347. In the case in hand, conduct, act, behaviour and the level of influence and authority of the accused together, which have been convincingly proved, are thus qualified to be the constituent of ‘participation’ too to the accomplishment of the crimes as it substantially contributed to, or have had a substantial effect on the perpetration of the crimes for which the accused has been charged with. Not only mass killing, rampant sexual ravishment also took place, in conjunction of the event of massacre, as testified by three victims P.W.11, P.12 and P.W.13.

348. The Tribunal notes that even a distinct offence could have been proved at trial, under the same set of facts narrated in the indictment. Therefore, finding on commission of a distinct offence under the same set of facts narrated in the charge framed is permissible. The charge framed describes the commission of the offence of rape and three sex victims have testified before the Tribunal narrating the trauma they sustained. It is found that the offence of indiscriminate sexual invasion under coercive circumstances, in conjunction of the attack that resulted in causing numerous murders of civilians, was also done to women of the crime village.

349. It is legitimate to draw a conclusion that the accused Muhammad Kamaruzzaman, a significant leader of Al-Badar of greater Mymensingh had acted the role of ‘advisor’ and he was aware of his act and the entire operation as well and thus he was responsible for the entire action causing the appalling mass killing of civilians and rampant sexual ravishment, committed in conjunction of the event, at Sohagpur village. The event of massacre attributed to the accused Muhammad Kamaruzzaman was not the outcome of an individual action but it was the result of the activities of a group of Al-Badars to which he was in leading position and by his conscious acts, instigated the perpetrators to carry out the operation, at its preparatory stage and its actual commission stage too.

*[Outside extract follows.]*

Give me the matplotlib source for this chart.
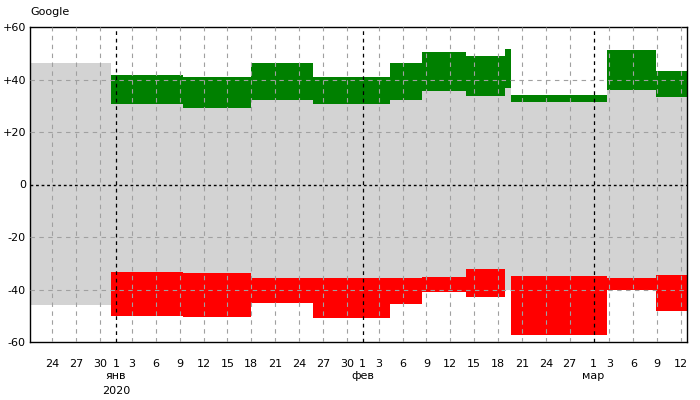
import matplotlib
matplotlib.use("Agg")
import matplotlib.pyplot as plt
import numpy as np

# segment boundaries in days from 2020-01-01
seg_start = [-0.6, 8.4, 17.0, 24.8, 34.4, 38.4, 44.0, 48.9, 49.6, 61.7, 67.8]
seg_end_last = 72.7
green_top = [41.8, 41.0, 46.3, 41.0, 46.3, 50.5, 49.0, 51.6, 34.2, 51.3, 43.3]
green_bot = [30.8, 29.2, 32.3, 30.8, 32.3, 35.7, 33.8, 36.8, 31.3, 36.1, 33.4]
red_top = [-33.2, -33.6, -35.5, -35.8, -35.5, -35.1, -32.1, -40.0, -34.8, -35.5, -34.3]
red_bot = [-50.1, -50.4, -45.3, -50.8, -45.7, -41.1, -43.0, -40.0, -57.2, -40.0, -48.3]
pre_start = -10.8
pre_band = (-46.0, 46.1)

tick_days = [-8, -5, -2, 0, 2, 5, 8, 11, 14, 17, 20, 23, 26, 29, 31, 33, 36, 39, 42, 45, 48, 51, 54, 57, 60, 62, 65, 68, 71]
tick_labels = ["24", "27", "30", "1", "3", "6", "9", "12", "15", "18", "21", "24", "27", "30", "1", "3", "6", "9", "12", "15", "18", "21", "24", "27", "1", "3", "6", "9", "12"]
month_days = [0, 31, 60]
month_labels = ["янв\n2020", "фев", "мар"]
y_ticks = [60, 40, 20, 0, -20, -40, -60]
y_labels = ["+60", "+40", "+20", "0", "-20", "-40", "-60"]

fig = plt.figure(figsize=(7, 4), dpi=100)
ax = fig.add_axes([0.043, 0.145, 0.938, 0.7875])

edges = seg_start + [seg_end_last]
def step(vals):
    return np.array(vals + [vals[-1]])

x = np.array(edges)
ax.fill_between([pre_start, seg_start[0]], pre_band[0], pre_band[1], color="#d3d3d3", lw=0, zorder=1)
ax.fill_between(x, step(red_top), step(green_bot), step="post", color="#d3d3d3", lw=0, zorder=1)
ax.fill_between(x, step(green_bot), step(green_top), step="post", color="#008000", lw=0, zorder=2)
ax.fill_between(x, step(red_bot), step(red_top), step="post", color="#ff0000", lw=0, zorder=2)

for d in tick_days:
    if d in month_days:
        ax.axvline(d, color="black", ls=(0, (3, 3)), lw=0.9, zorder=3)
    else:
        ax.axvline(d, color="#a0a0a0", ls=(0, (4, 4)), lw=0.8, zorder=3)
for yv in y_ticks:
    if yv == 0:
        ax.axhline(0, color="black", ls=(0, (2, 2)), lw=1.0, zorder=3)
    elif abs(yv) != 60:
        ax.axhline(yv, color="#a0a0a0", ls=(0, (4, 4)), lw=0.8, zorder=3)

ax.set_xlim(pre_start, seg_end_last - 1.0)
ax.set_ylim(-60, 60)
ax.set_xticks(tick_days)
ax.set_xticklabels(tick_labels, fontsize=8)
ax.set_yticks(y_ticks)
ax.set_yticklabels(y_labels, fontsize=8)
ax.tick_params(length=0, pad=12, axis="x")
ax.tick_params(length=0, pad=3, axis="y")
for d, lab in zip(month_days, month_labels):
    ax.text(d, -60, lab, transform=ax.transData, ha="center", va="top", fontsize=8,
            linespacing=1.6).set_y(-60)
for t in ax.texts:
    t.set_position((t.get_position()[0], -71))
for s in ax.spines.values():
    s.set_linewidth(1.0)
fig.text(0.043, 0.97, "Google", fontsize=8, ha="left", va="center")
fig.savefig("out.png", dpi=100)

350. It has been proved beyond reasonable doubt that the accused Muhammad Kamaruzzaman acted substantially in carrying out the ‘operation’ and his act and conduct, before and after the event, formed part of ‘attack’ which was committed against the unarmed civilian population for causing atrocious criminal act of murder which has been enumerated in the Act of 1973 as crimes against humanity. In conjunction of the horrendous event, shameful act of rampant sexual violence upon the women was also committed and it obviously has diagnosed the event more shocking and graver. Perpetrators of and persons concerned with such shocking and horrendous crimes against humanity are known as the enemies of the mankind. The accused Muhammad Kamaruzzaman, for his substantial act and conduct of providing advices and approval, is equally accountable for the crimes as listed in charge no.3 in the same manner as if it were done by him alone. Thus, he is held responsible for the actual commission of the offence mass killing of hundreds of unarmed civilians constituting the offence of murders as crimes against humanity as enumerated in section 3(2)(a)(h) of the Act of 1973 and thus the accused Muhammad Kamaruzzaman incurs criminal liability under section 4(1)of the Act of 1973.